Okay, first a slam, and then a commentary.
Hi Kit, Hope you're well. I noticed your went to CalTech and wanted to see if you'd be interested in ...
Kitt with two Ts.
Are is a linking verb, so, "[I] hope you are good," or "[I] hope you are doing well."
The shortened name of the California Institute of Technology is spelled "Caltech," with a little t.
And I noticed you, not your, went, though you could make it your if you added a gerund after it and continued the sentence, "I noticed your graduating from Caltech and wanted ..."

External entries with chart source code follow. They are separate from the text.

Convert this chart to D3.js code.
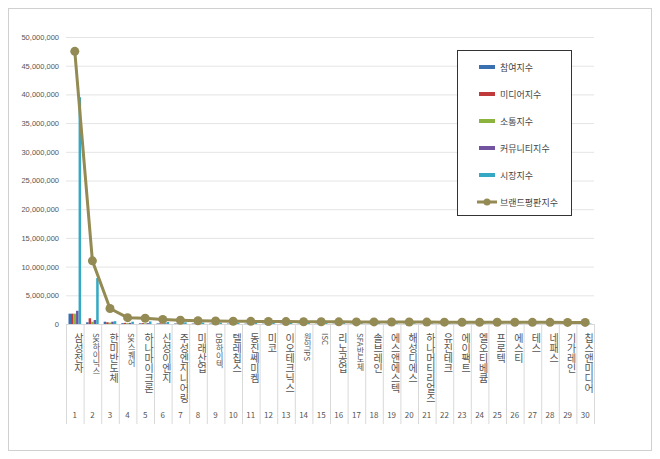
<!DOCTYPE html>
<html><head><meta charset="utf-8">
<script src="https://cdn.jsdelivr.net/npm/d3@7"></script>
<style>body{margin:0;background:#fff;font-family:"Noto Sans CJK KR","Noto Sans",sans-serif}</style>
</head><body><div id="chart"></div>
<script>
var names = ["삼성전자","SK하이닉스","한미반도체","SK스퀘어","하나마이크론","신성이엔지","주성엔지니어링","미래산업","DB하이텍","텔레칩스","동진쎄미켐","미코","이오테크닉스","원익IPS","ISC","리노공업","SFA반도체","솔브레인","에스앤에스텍","해성디에스","하나머티리얼즈","유진테크","에이팩트","엘오티베큠","프로텍","에스티","테스","네패스","기가레인","칩스앤미디어"];
var participation = [1800000,300000,400000,150000,120000,100000,90000,80000,80000,70000,70000,60000,60000,60000,50000,50000,50000,50000,40000,40000,40000,40000,40000,30000,30000,30000,30000,30000,30000,30000];
var media = [1800000,1000000,300000,200000,150000,120000,100000,90000,80000,70000,70000,60000,60000,60000,50000,50000,50000,50000,40000,40000,40000,40000,40000,30000,30000,30000,30000,30000,30000,30000];
var communication = [1800000,400000,250000,150000,120000,100000,90000,80000,70000,60000,60000,50000,50000,50000,40000,40000,40000,40000,40000,30000,30000,30000,30000,30000,30000,30000,30000,30000,30000,30000];
var community = [2300000,700000,400000,200000,150000,120000,100000,90000,80000,70000,70000,60000,60000,60000,50000,50000,50000,50000,40000,40000,40000,40000,40000,30000,30000,30000,30000,30000,30000,30000];
var market = [39500000,8000000,500000,400000,450000,350000,300000,250000,250000,220000,200000,200000,180000,170000,160000,150000,140000,140000,130000,120000,120000,110000,110000,100000,100000,100000,90000,90000,90000,80000];
var brand = [47500000,11000000,2700000,1100000,1000000,800000,650000,560000,520000,480000,460000,440000,420000,400000,390000,380000,370000,360000,350000,340000,330000,320000,310000,310000,300000,300000,290000,290000,280000,280000];
var seriesNames = ["참여지수","미디어지수","소통지수","커뮤니티지수","시장지수"];
var seriesColors = ["#3a6fb0","#c0393b","#8cb33e","#7153a0","#35a9c4"];
var lineColor = "#948a54";
var yTicks = d3.range(0, 50000001, 5000000);

var svg = d3.select("#chart").append("svg").attr("width",660).attr("height",459);
svg.append("rect").attr("x",8.5).attr("y",8.5).attr("width",643).attr("height",442).attr("fill","none").attr("stroke","#d0d0d0");

var x = d3.scaleBand().domain(d3.range(30)).range([66,594]);
var y = d3.scaleLinear().domain([0,50000000]).range([324,37]);

var grid = svg.append("g");
grid.selectAll("line").data(yTicks).enter().append("line")
  .attr("x1",66).attr("x2",594).attr("y1",function(d){return y(d)+0.5;}).attr("y2",function(d){return y(d)+0.5;})
  .attr("stroke","#e4e4e4");
var yAxis = svg.append("g").attr("transform","translate(62,0)")
  .call(d3.axisLeft(y).tickValues(yTicks).tickSize(0).tickFormat(d3.format(",")));
yAxis.select(".domain").remove();
yAxis.selectAll("text").attr("font-size",7.5).attr("fill","#555").attr("font-family","Liberation Sans, sans-serif");

// category separators
svg.append("g").selectAll("line").data(d3.range(31)).enter().append("line")
  .attr("x1",function(d){return 66+d*x.step()+0.5;}).attr("x2",function(d){return 66+d*x.step()+0.5;})
  .attr("y1",324).attr("y2",424).attr("stroke","#d9d9d9");
svg.append("line").attr("x1",66).attr("x2",594).attr("y1",324.5).attr("y2",324.5).attr("stroke","#d9d9d9");

var all = [participation,media,communication,community,market];
var inner = d3.scaleBand().domain(d3.range(5)).range([2.5,x.bandwidth()-2.5]);
all.forEach(function(arr,s){
  svg.append("g").selectAll("rect").data(arr).enter().append("rect")
    .attr("x",function(d,i){return x(i)+inner(s);}).attr("width",inner.bandwidth())
    .attr("y",function(d){return y(d);}).attr("height",function(d){return 324-y(d);})
    .attr("fill",seriesColors[s]);
});

var line = d3.line().x(function(d,i){return x(i)+x.bandwidth()/2;}).y(function(d){return y(d);});
svg.append("path").datum(brand).attr("d",line).attr("fill","none").attr("stroke",lineColor).attr("stroke-width",3);
svg.append("g").selectAll("circle").data(brand).enter().append("circle")
  .attr("cx",function(d,i){return x(i)+x.bandwidth()/2;}).attr("cy",function(d){return y(d);})
  .attr("r",4.5).attr("fill",lineColor);

// names (vertical)
var lab = svg.append("g");
names.forEach(function(n,i){
  var t = lab.append("text").attr("x",x(i)+x.bandwidth()/2+4).attr("y",333)
    .attr("font-size",10).attr("fill","#555").attr("writing-mode","vertical-rl").attr("text-orientation","upright")
    .text(n);
  if(/[A-Z]/.test(n)) t.attr("font-size",8);
});
svg.append("g").selectAll("text").data(d3.range(30)).enter().append("text")
  .attr("x",function(i){return x(i)+x.bandwidth()/2;}).attr("y",418).attr("text-anchor","middle")
  .attr("font-size",8).attr("fill","#555").text(function(i){return i+1;});

// legend
var lg = svg.append("g");
lg.append("rect").attr("x",457.5).attr("y",50.5).attr("width",114).attr("height",165).attr("fill","#fff").attr("stroke","#333");
seriesNames.concat(["브랜드평판지수"]).forEach(function(n,i){
  var yy = 67+i*27;
  if(i<5) lg.append("rect").attr("x",479).attr("y",yy-2).attr("width",16).attr("height",4).attr("fill",seriesColors[i]);
  else { lg.append("line").attr("x1",477).attr("x2",497).attr("y1",yy).attr("y2",yy).attr("stroke",lineColor).attr("stroke-width",3);
         lg.append("circle").attr("cx",487).attr("cy",yy).attr("r",3.5).attr("fill",lineColor); }
  lg.append("text").attr("x",500).attr("y",yy+3.5).attr("font-size",9).attr("fill","#444").text(n);
});
</script></body></html>
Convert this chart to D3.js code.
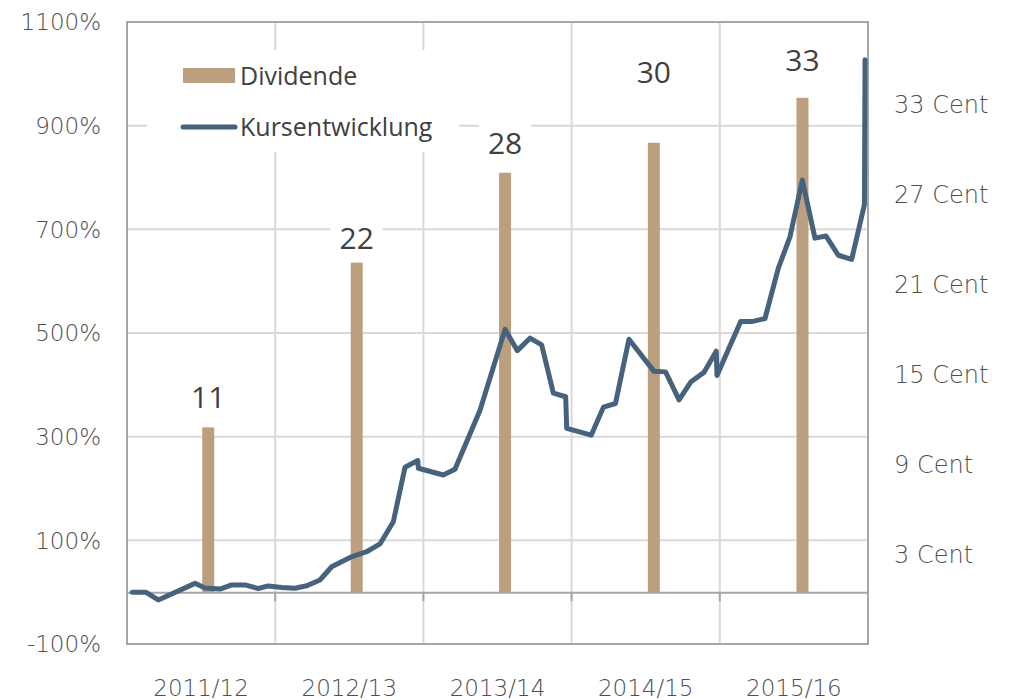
<!DOCTYPE html>
<html>
<head>
<meta charset="utf-8">
<script src="https://cdn.jsdelivr.net/npm/d3@7/dist/d3.min.js"></script>
<style>
	body { margin:0; background:#fff; }
	text { font-family: "Open Sans", sans-serif; }
	.axislab { font-family: "DejaVu Sans", sans-serif; font-weight: 200; }
</style>
</head>
<body>
<div id="chart"></div>
<script>
// Geschäftsjahre
var years = ["2011/12","2012/13","2013/14","2014/15","2015/16"]
// Dividende in Cent
var dividends = [11, 22, 28, 30, 33]
// Zeitpunkt der Dividende (Jahre seit Beginn 2011/12)
var dividendTimes = [0.548, 1.550, 2.551, 3.555, 4.558]
// Höhe der Beschriftungen (in % der linken Achse)
var dividendLabelLevel = [376, 683, 866, 1003, 1026]
// Kursentwicklung: Zeitpunkt (Jahre) und Veränderung in %
var priceTimes = [0.036,0.126,0.211,0.459,0.526,0.628,0.706,0.796,0.886,0.953,
	1.044,1.134,1.213,1.302,1.381,1.505,1.617,1.707,1.797,1.876,
	1.962,1.966,2.134,2.213,2.382,2.551,2.634,2.719,2.798,2.877,
	2.960,2.967,3.133,3.215,3.296,3.387,3.556,3.634,3.725,3.806,
	3.893,3.976,3.981,4.141,4.215,4.305,4.395,4.474,4.557,4.642,
	4.717,4.800,4.890,4.976,4.980]
var priceChange = [0,0,-15,17,8,6,14,14,7,12,
	9,7.5,12.5,23.5,49,67,78,93,136,241,
	254,239,226,237,351,507,466,490,477,384,
	377,316,303,357,364,488,426,425,371,406,
	424,465,418,522,522,528,625,686,795,683,
	687,650,642,748,1027]
var leftTicks = [-100,100,300,500,700,900,1100]
var rightTicks = [3,9,15,21,27,33]
// 1 Cent Dividende entspricht so viel % auf der linken Achse
var centToPct = 28.9

var W = 1018, H = 700
var plotLeft = 127, plotRight = 868, plotTop = 22, plotBottom = 644

var svg = d3.select("#chart")
	.append("svg")
	.attr("width", W)
	.attr("height", H)

var x = d3.scaleLinear().domain([0, years.length]).range([plotLeft, plotRight])
var xBand = d3.scaleBand().domain(years).range([plotLeft, plotRight])
var y = d3.scaleLinear().domain([-100, 1100]).range([plotBottom, plotTop])
var yRight = d3.scaleLinear().domain([-3, 38.5]).range([plotBottom, plotTop])

//grid lines
svg.selectAll(".hgrid")
	.data(leftTicks.slice(1, -1))
	.enter()
	.append("line")
	.attr("class","hgrid")
	.attr("x1", plotLeft).attr("x2", plotRight)
	.attr("y1", function(d){ return y(d) })
	.attr("y2", function(d){ return y(d) })
	.attr("stroke","#d9d9d9")
	.attr("stroke-width",2)

svg.selectAll(".vgrid")
	.data(years.slice(1))
	.enter()
	.append("line")
	.attr("class","vgrid")
	.attr("x1", function(d){ return xBand(d) })
	.attr("x2", function(d){ return xBand(d) })
	.attr("y1", plotTop).attr("y2", plotBottom)
	.attr("stroke","#d9d9d9")
	.attr("stroke-width",2)

//frame
svg.append("rect")
	.attr("x", plotLeft).attr("y", plotTop)
	.attr("width", plotRight-plotLeft).attr("height", plotBottom-plotTop)
	.attr("fill","none")
	.attr("stroke","#a6a6a6")
	.attr("stroke-width",2)

//zero line with ticks
var xAxis = d3.axisBottom(xBand).tickSize(0).tickFormat("")
var zero = svg.append("g")
	.attr("transform","translate(0," + y(0) + ")")
	.call(xAxis)
zero.select(".domain").attr("stroke","#a6a6a6").attr("stroke-width",2)
zero.selectAll(".sep")
	.data(years.slice(1))
	.enter()
	.append("line")
	.attr("class","sep")
	.attr("x1", function(d){ return xBand(d) })
	.attr("x2", function(d){ return xBand(d) })
	.attr("y1", 0).attr("y2", 9)
	.attr("stroke","#a6a6a6")
	.attr("stroke-width",2)

//left axis labels
svg.selectAll(".ylab")
	.data(leftTicks)
	.enter()
	.append("text")
	.attr("class","ylab axislab")
	.attr("x", 101)
	.attr("y", function(d){ return y(d) })
	.attr("dy","0.36em")
	.attr("text-anchor","end")
	.attr("font-size","23px")
	.attr("fill","#4f4f4f")
	.text(function(d){ return d + "%" })

//right axis labels
svg.selectAll(".rlab")
	.data(rightTicks)
	.enter()
	.append("text")
	.attr("class","rlab axislab")
	.attr("x", 894)
	.attr("y", function(d){ return yRight(d) })
	.attr("dy","0.36em")
	.attr("font-size","24px")
	.attr("fill","#4f4f4f")
	.text(function(d){ return d + " Cent" })

//category labels
svg.selectAll(".xlab")
	.data(years)
	.enter()
	.append("text")
	.attr("class","xlab axislab")
	.attr("x", function(d){ return xBand(d) + xBand.bandwidth()/2 })
	.attr("y", 696)
	.attr("text-anchor","middle")
	.attr("font-size","23px")
	.attr("fill","#4f4f4f")
	.text(function(d){ return d })

//dividend bars
svg.selectAll(".bar")
	.data(dividends)
	.enter()
	.append("rect")
	.attr("class","bar")
	.attr("x", function(d,i){ return x(dividendTimes[i]) - 6 })
	.attr("width", 12)
	.attr("y", function(d){ return y(d*centToPct) })
	.attr("height", function(d){ return y(0) - y(d*centToPct) })
	.attr("fill","#bc9f7f")

//price line
var points = priceTimes.map(function(t,i){ return [t, priceChange[i]] })
var line = d3.line()
	.x(function(d){ return x(d[0]) })
	.y(function(d){ return y(d[1]) })
svg.append("path")
	.datum(points)
	.attr("d", line)
	.attr("fill","none")
	.attr("stroke","#46627c")
	.attr("stroke-width",5)
	.attr("stroke-linejoin","round")
	.attr("stroke-linecap","round")

//dividend labels
var lab = svg.selectAll(".dlab")
	.data(dividends)
	.enter()
	.append("g")
	.attr("class","dlab")
	.attr("transform", function(d,i){
		return "translate(" + x(dividendTimes[i]) + "," + y(dividendLabelLevel[i]) + ")"
	})
lab.append("rect")
	.attr("x",-26).attr("y",-20)
	.attr("width",52).attr("height",40)
	.attr("fill","#fff")
lab.append("text")
	.attr("text-anchor","middle")
	.attr("dy","0.36em")
	.attr("font-size","30px")
	.attr("fill","#404040")
	.text(function(d){ return d })

//legend
var legend = svg.append("g")
legend.append("rect")
	.attr("x",147).attr("y",50)
	.attr("width",312).attr("height",102)
	.attr("fill","#fff")
legend.append("rect")
	.attr("x",183).attr("y",68)
	.attr("width",52).attr("height",15)
	.attr("fill","#bc9f7f")
legend.append("line")
	.attr("x1",183).attr("x2",235)
	.attr("y1",127).attr("y2",127)
	.attr("stroke","#46627c")
	.attr("stroke-width",5)
	.attr("stroke-linecap","round")
legend.selectAll(".ltxt")
	.data(["Dividende","Kursentwicklung"])
	.enter()
	.append("text")
	.attr("class","ltxt")
	.attr("x",240)
	.attr("y",function(d,i){ return 76 + i*51 })
	.attr("dy","0.36em")
	.attr("font-size","25px")
	.attr("fill","#404040")
	.text(function(d){ return d })
</script>
</body>
</html>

Though, after I look at that, I can see people thinking that it should be "I noticed you are graduating..." which would be "I noticed you're graduating...", and while those thoughts could be correct, in this context, they are not. I am not (future tense) graduating from Caltech, I (past tense) graduated from Caltech. The "your" in this case is the possessive of the gerund "graduating" referring to an event in the past, and "I noticed your graduating from Caltech" is, indeed, correct grammar.
Run-on sentences and partial sentences, notwithstanding.
I recognize that immediately being put off by grammar errors is a very snotty thing to do. I catch myself correcting people grammar, thankfully before I voice the correction these days, and remind myself that the language is constantly evolving. Communicating well is better than just communicating, and just communicating is better than communicating poorly. One doesn't need perfect grammar to communicate well or even just.
That all said, if you email me at the email address I give you, don't spell my name with one T. It's worse than spelling my last name with one D. It is RIGHT THERE IN THE EMAIL ADDRESS, or the URL, or the google search, or what have you.
I know that cold calling people is hard. I know that people are suspicious of recruiters. I know that trying to find people for jobs is hard, much harder for good people for jobs (and I am good at what I do). I know all of this and I know that if you want me to contact you back, you have to get my name right first.